Sabtu 04 Jun 2016 18:06 WIB

Tak Ada Wakil di Final Jadi Catatan Sejarah Terburuk Indonesia

 Pebulutangkis Tunggal Putra Indonesia Ihsan Maulana Mustofa melakukan selebrasi usai melawan pemain Inggris Rajiv Ouseph dalam Indonesia Open 2016 di Istora Senayan, Jakarta, Jumat (3/6). (Republika/Tahta Aidilla)
Pebulutangkis Tunggal Putra Indonesia Ihsan Maulana Mustofa melakukan selebrasi usai melawan pemain Inggris Rajiv Ouseph dalam Indonesia Open 2016 di Istora Senayan, Jakarta, Jumat (3/6). (Republika/Tahta Aidilla)

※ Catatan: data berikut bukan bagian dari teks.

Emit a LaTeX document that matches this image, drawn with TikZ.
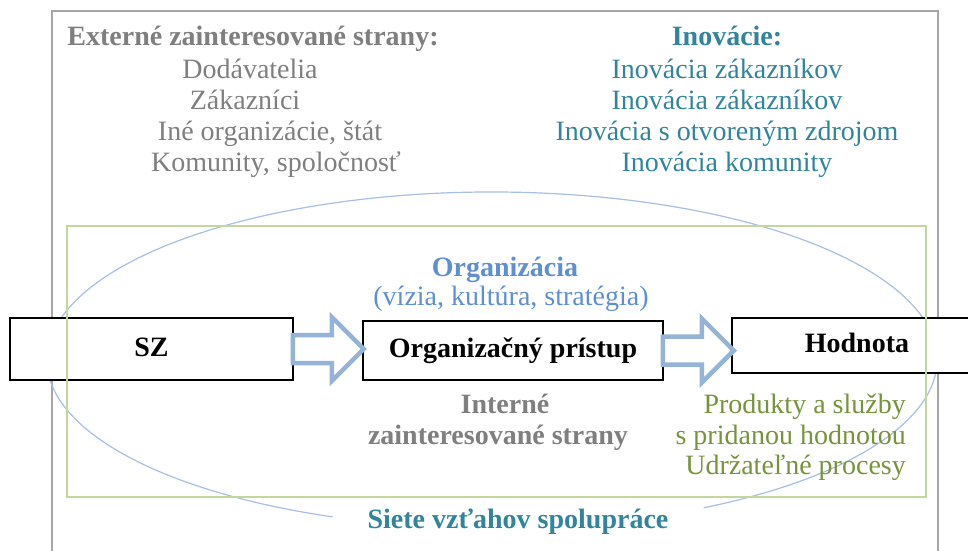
\documentclass[tikz,border=0pt]{standalone}
\usepackage{fontspec}
\setmainfont{Liberation Serif}

\definecolor{stakegrey}{HTML}{7F7F7F}
\definecolor{framegrey}{HTML}{A6A6A6}
\definecolor{innoteal}{HTML}{31849B}
\definecolor{orgblue}{HTML}{5F8FD3}
\definecolor{valgreen}{HTML}{77933C}
\definecolor{areagreen}{HTML}{C3D69B}
\definecolor{netblue}{HTML}{A7BFE0}
\definecolor{flowblue}{HTML}{95B3D7}

\begin{document}
\begin{tikzpicture}[x=1pt, y=-1pt,
  txt/.style={anchor=base, inner sep=0pt, font=\fontsize{28}{31}\selectfont},
  ext/.style={txt, text=stakegrey},
  inno/.style={txt, text=innoteal},
  val/.style={txt, anchor=base east, text=valgreen},
  box/.style={draw=black, line width=1.6pt, fill=white, inner sep=0pt,
    text height=20pt, text depth=6pt, font=\fontsize{28}{31}\selectfont\bfseries},
  flow/.style={draw=flowblue, line width=4.5pt, fill=white, line join=miter}]

\clip (0,0) rectangle (968,550);

% frame
\draw [framegrey, line width=1.8pt] (52,560) |- (938,11) -- (938,560);

% network of cooperation
\coordinate (net) at (492,360);
\draw [netblue, line width=1.2pt] (net) ++(61.6:445 and 168)
  arc[start angle=61.6, end angle=-249, x radius=445, y radius=168];

% external stakeholders
\node [ext] (exthead) at (253,45) {\textbf{Externé zainteresované strany:}};
\node [ext] (supp) at (250,78) {Dodávatelia};
\node [ext] (cust) at (245,109) {Zákazníci};
\node [ext] (others) at (270,140) {Iné organizácie, štát};
\node [ext] (comm) at (276,171) {Komunity, spoločnosť};

% innovations
\node [inno] (innohead) at (727,45) {\textbf{Inovácie:}};
\node [inno] (inno1) at (727,78) {Inovácia zákazníkov};
\node [inno] (inno2) at (727,109) {Inovácia zákazníkov};
\node [inno] (inno3) at (727,140) {Inovácia s otvoreným zdrojom};
\node [inno] (inno4) at (727,171) {Inovácia komunity};

% organisation
\node [txt, text=orgblue] (orghead) at (505,276) {\textbf{Organizácia}};
\node [txt, text=orgblue] (orgsub) at (511,305) {(vízia, kultúra, stratégia)};

\node [box, minimum width=283pt, minimum height=62pt] (sz) at (151.5,349) {SZ};
\node [box, minimum width=300pt, minimum height=59pt] (org) at (513,350.5) {Organizačný prístup};
\node [box, minimum width=250pt, minimum height=55pt] (value) at (857,345.5) {Hodnota};

% organisation area (on top of the boxes)
\draw [areagreen, line width=1.3pt] (67,226) rectangle (926,497);

\draw [flow, shift={(sz.east)}] (-1,-14) -- (38,-14) -- (38,-32) -- (70,0)
  -- (38,32) -- (38,14) -- (-1,14) -- cycle;
\draw [flow, shift={(org.east)}] (-1,-14) -- (38,-14) -- (38,-32) -- (70,0)
  -- (38,32) -- (38,14) -- (-1,14) -- cycle;

\node [ext] (int1) at (505,413) {\textbf{Interné}};
\node [ext] (int2) at (498,444) {\textbf{zainteresované strany}};

\node [val] (val1) at (906,413) {Produkty a služby};
\node [val] (val2) at (906,444) {s pridanou hodnotou};
\node [val] (val3) at (906,474) {Udržateľné procesy};

\node [inno] (nethead) at (518,528) {\textbf{Siete vzťahov spolupráce}};

\end{tikzpicture}
\end{document}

REPUBLIKA.CO.ID, JAKARTA – Satu-satunya wakil Indonesia di babak semifinal, Ihsan Maulana Mustofa (20 tahun) kalah dalam dua gim langsung melawan pemain unggulan dua dari Malaysia, Lee Chong Wei, 9-21 dan 18-21, Sabtu (4/6). Dengan kekalahan ini, maka Indonesia tidak memiliki wakilnya di babak final turnamen dengan hadiah total 900 ribu dolar AS ini.

Awal gim pertama, Lee langsung melakukan serangan-serangan terhadap daerah pertahanan Ihsan. Seolah kaget, Ihsan belum siap dengan serangan-serangan Lee. Lee pun mudah mendapatkan poin dari serangan-serangannya. Gim pertama dimenangkan Lee dengan 9-21.

Pada gim kedua, Ihsan bermain lebih tenang. Pertahanan Ihsan dalam menghadapi serangan Lee juga lebih baik. Saat tertinggal 1-4 dan 5-7, Ihsan berhasil mencuri tiga gim dari smes tajamnya dan berbalik unggul dengan 8-7. Lee tak membiarkannya dan kembali unggul 9-11 di paruh gim.

Saat kedudukan 12-15, serangan dan pertahanan Ihsan mampu menghasilkan angka. Lee juga beberapa kali melakukan kesalahan sendiri. Ihsan mencuri lima angka beruntun dan berbalik unggul 17-15. Setelah unggul, Ihsan tak mampu konsisten dan malah berbalik melakukan kesalahan sendiri.

Lee meraih empat angka beruntun dan kembali unggul dengan 17-19. Ihsan sempat meraih satu angka lagi. Tapi Lee memastikan kemenangannya dan lolos ke final dengan 18-21 setelah bola pengembalian Ihsan keluar dari daerah pertahanan Lee.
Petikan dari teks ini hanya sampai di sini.